After rendering a custody decision in favor of mother, the trial court ordered father to pay mother’s attorney’s fees pursuant to KRS 403.220. The trial court made its decision after considering the father’s annual income of $32,000.00, the mother’s annual income of $41,000.00, and the father's lack of candor and cooperation which led to the accrual of many of the fees. The Court of Appeals reversed and remanded the trial court decision, determining that no disparity of income existed between mother and father’s income to justify an award of attorney’s fees pursuant to KRS 403.220.
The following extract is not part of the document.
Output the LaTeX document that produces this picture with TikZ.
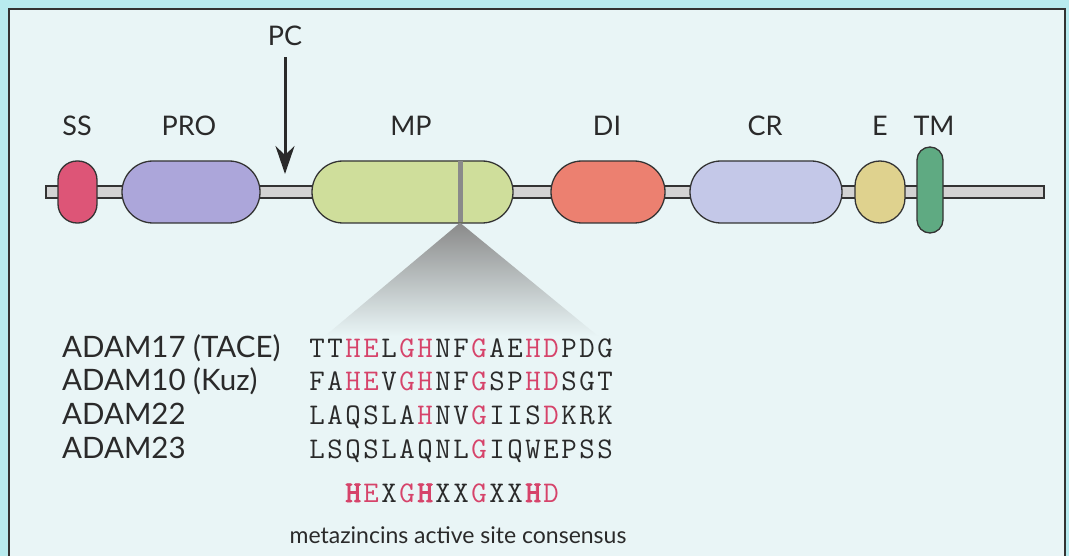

The mother petitioned the Supreme Court for discretionary review, arguing that the plain language of KRS. 403.220 does not require a financial imbalance for an award of attorney’s fees, but only requires the court to consider the financial resources of both parties in determining if attorney’s fees should be awarded. Overturning forty-years of precedent, the Supreme Court held that KRS 403.220 does not require that a financial disparity must exist for the trial court to order one party to pay a reasonable amount of the other party’s attorney’s fees in a dissolution of marriage action. However, the Court noted that financial disparity “is still a viable factor for trial courts to consider in following the statute and looking at the parties’ total financial picture.”
The Supreme Court found that the trial court acted within its discretion when assessing attorney’s fees against father after giving consideration to the parties’ financial resources and reversed the decision of the Court of Appeals.